# [Task brief]
Give only the number of lines in the data that include the string "this".

# [Extracted entries]

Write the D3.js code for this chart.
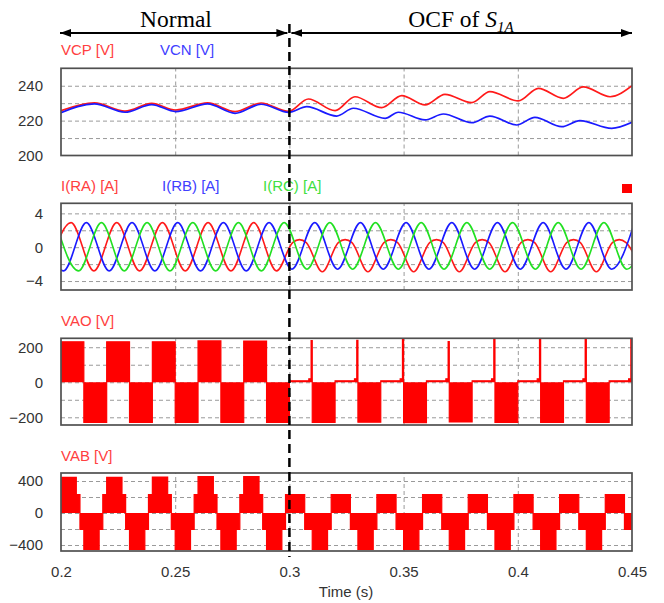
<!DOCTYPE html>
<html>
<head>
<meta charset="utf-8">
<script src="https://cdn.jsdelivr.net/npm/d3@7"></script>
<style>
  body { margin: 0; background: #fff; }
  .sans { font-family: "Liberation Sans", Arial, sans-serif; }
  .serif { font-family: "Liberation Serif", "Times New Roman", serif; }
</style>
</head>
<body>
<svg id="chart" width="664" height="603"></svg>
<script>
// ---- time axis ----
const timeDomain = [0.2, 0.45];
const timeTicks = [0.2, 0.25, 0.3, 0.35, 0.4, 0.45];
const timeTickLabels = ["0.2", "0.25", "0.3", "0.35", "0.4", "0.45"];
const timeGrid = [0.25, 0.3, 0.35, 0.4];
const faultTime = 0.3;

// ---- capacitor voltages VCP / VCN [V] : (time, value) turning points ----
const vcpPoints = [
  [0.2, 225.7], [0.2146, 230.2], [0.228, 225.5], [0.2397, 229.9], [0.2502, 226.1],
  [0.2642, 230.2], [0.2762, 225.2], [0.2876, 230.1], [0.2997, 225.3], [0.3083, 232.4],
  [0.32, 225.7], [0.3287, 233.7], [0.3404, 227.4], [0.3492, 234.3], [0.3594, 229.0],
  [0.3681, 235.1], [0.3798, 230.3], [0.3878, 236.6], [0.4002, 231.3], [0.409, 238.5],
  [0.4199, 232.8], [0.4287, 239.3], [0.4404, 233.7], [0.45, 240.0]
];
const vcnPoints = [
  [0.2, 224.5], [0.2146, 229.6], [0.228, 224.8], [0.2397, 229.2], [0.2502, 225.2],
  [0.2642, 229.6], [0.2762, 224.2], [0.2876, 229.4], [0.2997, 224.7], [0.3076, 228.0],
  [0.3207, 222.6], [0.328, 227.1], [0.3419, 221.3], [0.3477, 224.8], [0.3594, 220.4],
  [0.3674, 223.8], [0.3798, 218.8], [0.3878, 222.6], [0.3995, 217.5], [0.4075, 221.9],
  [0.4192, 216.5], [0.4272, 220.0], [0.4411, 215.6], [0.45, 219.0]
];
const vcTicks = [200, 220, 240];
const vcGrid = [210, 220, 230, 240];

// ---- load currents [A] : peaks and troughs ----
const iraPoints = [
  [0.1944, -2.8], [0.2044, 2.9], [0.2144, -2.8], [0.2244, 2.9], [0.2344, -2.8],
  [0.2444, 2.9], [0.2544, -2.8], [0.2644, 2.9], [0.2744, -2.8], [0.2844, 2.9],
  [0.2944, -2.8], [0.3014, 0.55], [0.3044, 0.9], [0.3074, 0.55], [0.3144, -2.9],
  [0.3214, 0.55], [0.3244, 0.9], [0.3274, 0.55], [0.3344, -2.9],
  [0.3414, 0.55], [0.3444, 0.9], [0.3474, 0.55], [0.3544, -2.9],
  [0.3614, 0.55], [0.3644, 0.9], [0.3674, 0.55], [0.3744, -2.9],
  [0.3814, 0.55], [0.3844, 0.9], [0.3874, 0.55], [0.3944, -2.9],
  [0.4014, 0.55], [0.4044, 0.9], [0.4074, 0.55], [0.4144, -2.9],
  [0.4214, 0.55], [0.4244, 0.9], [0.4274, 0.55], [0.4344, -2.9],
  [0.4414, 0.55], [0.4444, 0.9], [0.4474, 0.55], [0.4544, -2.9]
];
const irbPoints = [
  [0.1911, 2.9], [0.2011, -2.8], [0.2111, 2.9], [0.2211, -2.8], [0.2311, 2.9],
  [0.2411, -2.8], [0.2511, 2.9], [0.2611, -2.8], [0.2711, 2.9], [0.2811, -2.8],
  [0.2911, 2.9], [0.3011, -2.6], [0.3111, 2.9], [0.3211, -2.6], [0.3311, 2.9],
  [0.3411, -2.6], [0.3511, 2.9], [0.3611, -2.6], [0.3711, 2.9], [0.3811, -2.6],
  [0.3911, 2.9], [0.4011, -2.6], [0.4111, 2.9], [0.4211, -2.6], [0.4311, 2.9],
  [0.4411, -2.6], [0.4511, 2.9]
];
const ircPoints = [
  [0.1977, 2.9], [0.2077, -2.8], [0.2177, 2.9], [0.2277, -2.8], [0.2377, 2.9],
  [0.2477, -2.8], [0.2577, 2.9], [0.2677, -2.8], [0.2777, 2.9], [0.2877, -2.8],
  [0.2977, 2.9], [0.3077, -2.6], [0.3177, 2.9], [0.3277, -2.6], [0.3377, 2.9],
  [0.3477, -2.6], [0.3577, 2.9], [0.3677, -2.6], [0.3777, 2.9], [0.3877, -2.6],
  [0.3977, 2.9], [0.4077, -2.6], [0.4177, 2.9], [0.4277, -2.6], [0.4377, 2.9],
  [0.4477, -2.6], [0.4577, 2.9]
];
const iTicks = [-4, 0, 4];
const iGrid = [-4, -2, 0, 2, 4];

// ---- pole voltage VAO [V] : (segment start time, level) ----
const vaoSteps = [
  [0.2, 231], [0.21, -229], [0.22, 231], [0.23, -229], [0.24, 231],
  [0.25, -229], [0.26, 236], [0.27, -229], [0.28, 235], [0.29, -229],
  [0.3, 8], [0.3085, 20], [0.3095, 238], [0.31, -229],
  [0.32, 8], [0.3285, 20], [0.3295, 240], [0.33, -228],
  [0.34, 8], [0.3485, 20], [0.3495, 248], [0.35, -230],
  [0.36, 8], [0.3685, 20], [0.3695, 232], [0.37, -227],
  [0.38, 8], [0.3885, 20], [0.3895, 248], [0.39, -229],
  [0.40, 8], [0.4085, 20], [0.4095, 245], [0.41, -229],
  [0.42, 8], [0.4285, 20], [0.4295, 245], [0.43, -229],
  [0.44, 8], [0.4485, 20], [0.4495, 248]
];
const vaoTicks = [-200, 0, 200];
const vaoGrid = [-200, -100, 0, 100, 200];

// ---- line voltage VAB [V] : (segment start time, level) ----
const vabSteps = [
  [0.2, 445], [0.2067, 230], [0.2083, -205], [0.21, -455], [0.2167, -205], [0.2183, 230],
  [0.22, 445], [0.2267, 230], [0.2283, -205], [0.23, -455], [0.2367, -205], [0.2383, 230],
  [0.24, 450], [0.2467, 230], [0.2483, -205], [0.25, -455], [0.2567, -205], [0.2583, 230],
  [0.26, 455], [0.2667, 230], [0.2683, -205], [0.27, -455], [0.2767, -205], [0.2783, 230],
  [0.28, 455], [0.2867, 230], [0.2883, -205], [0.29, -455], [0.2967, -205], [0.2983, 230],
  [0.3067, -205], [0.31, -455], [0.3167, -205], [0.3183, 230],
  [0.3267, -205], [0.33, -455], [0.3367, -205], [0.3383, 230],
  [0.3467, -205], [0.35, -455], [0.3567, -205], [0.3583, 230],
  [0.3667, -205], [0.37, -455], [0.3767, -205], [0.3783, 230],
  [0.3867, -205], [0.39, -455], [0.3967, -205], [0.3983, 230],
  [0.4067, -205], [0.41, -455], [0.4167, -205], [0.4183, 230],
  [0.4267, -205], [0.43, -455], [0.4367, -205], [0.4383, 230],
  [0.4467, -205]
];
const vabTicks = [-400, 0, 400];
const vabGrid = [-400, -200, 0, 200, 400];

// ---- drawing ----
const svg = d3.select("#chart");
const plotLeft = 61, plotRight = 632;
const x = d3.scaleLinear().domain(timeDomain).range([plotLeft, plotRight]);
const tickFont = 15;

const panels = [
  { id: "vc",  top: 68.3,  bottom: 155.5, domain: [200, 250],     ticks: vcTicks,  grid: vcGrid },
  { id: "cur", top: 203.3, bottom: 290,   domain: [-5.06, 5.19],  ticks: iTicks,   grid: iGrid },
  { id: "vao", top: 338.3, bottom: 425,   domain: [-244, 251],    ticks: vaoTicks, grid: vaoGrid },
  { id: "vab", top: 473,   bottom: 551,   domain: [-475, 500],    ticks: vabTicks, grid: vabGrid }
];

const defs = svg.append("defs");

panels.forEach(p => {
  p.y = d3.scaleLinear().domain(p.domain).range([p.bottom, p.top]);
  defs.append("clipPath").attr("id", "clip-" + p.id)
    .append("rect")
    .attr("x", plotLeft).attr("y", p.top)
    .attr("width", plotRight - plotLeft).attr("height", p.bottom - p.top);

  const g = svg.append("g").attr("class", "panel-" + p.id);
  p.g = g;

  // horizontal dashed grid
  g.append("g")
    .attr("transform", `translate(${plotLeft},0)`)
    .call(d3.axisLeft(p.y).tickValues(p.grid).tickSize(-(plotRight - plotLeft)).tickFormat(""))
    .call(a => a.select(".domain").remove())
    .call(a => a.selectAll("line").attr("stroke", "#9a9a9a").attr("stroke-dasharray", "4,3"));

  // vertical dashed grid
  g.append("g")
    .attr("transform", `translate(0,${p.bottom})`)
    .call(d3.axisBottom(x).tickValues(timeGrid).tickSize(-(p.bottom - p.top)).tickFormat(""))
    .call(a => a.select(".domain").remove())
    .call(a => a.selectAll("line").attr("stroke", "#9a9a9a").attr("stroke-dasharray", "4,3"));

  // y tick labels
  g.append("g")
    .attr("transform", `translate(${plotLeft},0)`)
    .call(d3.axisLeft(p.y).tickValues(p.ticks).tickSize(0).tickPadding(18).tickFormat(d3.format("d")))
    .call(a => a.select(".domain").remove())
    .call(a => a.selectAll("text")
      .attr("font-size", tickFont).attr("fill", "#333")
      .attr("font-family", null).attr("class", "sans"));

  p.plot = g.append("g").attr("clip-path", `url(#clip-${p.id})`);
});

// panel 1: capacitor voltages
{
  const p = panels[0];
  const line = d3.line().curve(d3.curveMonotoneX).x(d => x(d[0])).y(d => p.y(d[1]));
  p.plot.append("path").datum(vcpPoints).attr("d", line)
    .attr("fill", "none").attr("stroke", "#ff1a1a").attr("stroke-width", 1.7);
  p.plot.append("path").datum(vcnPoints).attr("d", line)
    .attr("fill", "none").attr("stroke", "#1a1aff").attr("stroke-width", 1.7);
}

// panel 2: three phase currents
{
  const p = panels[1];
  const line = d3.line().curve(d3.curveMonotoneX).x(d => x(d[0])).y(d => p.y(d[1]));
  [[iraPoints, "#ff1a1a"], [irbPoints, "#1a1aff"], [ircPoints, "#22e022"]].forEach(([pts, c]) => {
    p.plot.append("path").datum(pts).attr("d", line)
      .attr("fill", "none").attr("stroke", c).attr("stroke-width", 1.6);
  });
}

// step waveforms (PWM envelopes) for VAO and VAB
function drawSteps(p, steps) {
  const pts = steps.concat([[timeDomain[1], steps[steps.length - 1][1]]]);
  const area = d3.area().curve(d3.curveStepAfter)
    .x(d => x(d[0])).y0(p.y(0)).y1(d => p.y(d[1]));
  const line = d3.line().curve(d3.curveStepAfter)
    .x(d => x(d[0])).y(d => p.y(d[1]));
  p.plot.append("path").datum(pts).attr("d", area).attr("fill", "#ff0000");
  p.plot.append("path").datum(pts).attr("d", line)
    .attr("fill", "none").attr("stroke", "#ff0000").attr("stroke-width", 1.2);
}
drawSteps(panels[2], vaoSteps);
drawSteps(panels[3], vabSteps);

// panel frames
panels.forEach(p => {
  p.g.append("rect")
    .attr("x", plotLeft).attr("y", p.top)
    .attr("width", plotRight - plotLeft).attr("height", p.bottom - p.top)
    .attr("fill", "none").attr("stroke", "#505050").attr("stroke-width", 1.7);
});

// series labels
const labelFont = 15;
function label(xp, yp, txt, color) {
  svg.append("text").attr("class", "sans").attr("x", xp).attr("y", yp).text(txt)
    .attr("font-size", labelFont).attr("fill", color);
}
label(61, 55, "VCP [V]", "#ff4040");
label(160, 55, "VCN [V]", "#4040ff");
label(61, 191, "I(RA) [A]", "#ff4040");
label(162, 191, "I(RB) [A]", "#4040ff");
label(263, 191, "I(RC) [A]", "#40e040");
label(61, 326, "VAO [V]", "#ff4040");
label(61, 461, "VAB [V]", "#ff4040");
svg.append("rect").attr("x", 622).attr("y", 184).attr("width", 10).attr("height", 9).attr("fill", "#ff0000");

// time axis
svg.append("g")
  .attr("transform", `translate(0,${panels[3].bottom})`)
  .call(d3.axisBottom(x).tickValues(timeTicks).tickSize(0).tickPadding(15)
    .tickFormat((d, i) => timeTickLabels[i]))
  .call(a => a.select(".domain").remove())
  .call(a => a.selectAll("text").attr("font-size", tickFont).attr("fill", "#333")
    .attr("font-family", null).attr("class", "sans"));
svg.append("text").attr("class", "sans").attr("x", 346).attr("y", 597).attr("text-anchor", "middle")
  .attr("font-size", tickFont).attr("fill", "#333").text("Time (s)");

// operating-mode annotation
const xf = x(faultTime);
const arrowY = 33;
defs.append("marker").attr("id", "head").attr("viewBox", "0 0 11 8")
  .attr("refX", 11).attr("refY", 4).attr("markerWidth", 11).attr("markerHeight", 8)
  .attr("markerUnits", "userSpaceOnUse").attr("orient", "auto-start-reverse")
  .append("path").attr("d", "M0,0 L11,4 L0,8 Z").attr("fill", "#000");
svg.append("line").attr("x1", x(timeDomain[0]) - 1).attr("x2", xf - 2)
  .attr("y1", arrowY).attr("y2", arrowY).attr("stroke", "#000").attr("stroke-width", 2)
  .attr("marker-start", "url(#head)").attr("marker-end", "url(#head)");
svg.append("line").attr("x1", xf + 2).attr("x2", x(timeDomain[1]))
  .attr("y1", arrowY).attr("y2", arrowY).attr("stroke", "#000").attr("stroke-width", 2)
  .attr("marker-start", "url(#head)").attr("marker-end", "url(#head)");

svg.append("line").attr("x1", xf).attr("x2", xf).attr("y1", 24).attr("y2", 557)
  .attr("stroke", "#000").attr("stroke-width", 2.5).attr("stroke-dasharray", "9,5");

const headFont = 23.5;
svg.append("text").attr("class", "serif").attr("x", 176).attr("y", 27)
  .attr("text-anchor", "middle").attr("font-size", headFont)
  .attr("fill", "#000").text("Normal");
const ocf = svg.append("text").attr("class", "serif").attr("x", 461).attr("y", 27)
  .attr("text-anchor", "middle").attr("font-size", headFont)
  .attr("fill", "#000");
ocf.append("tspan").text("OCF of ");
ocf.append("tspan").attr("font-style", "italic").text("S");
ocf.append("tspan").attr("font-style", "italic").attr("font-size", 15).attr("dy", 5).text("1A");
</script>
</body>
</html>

---

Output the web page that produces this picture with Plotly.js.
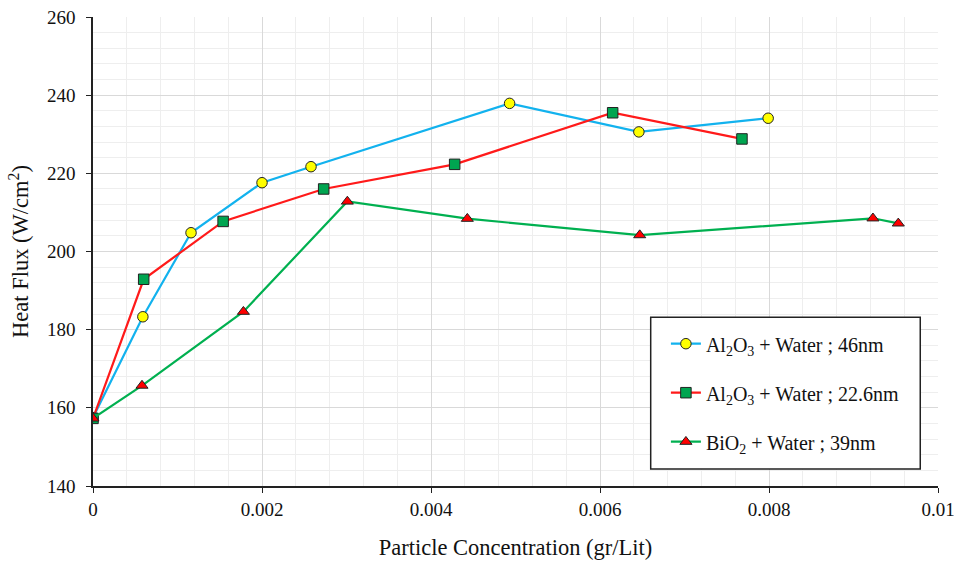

# [Exercise output]
2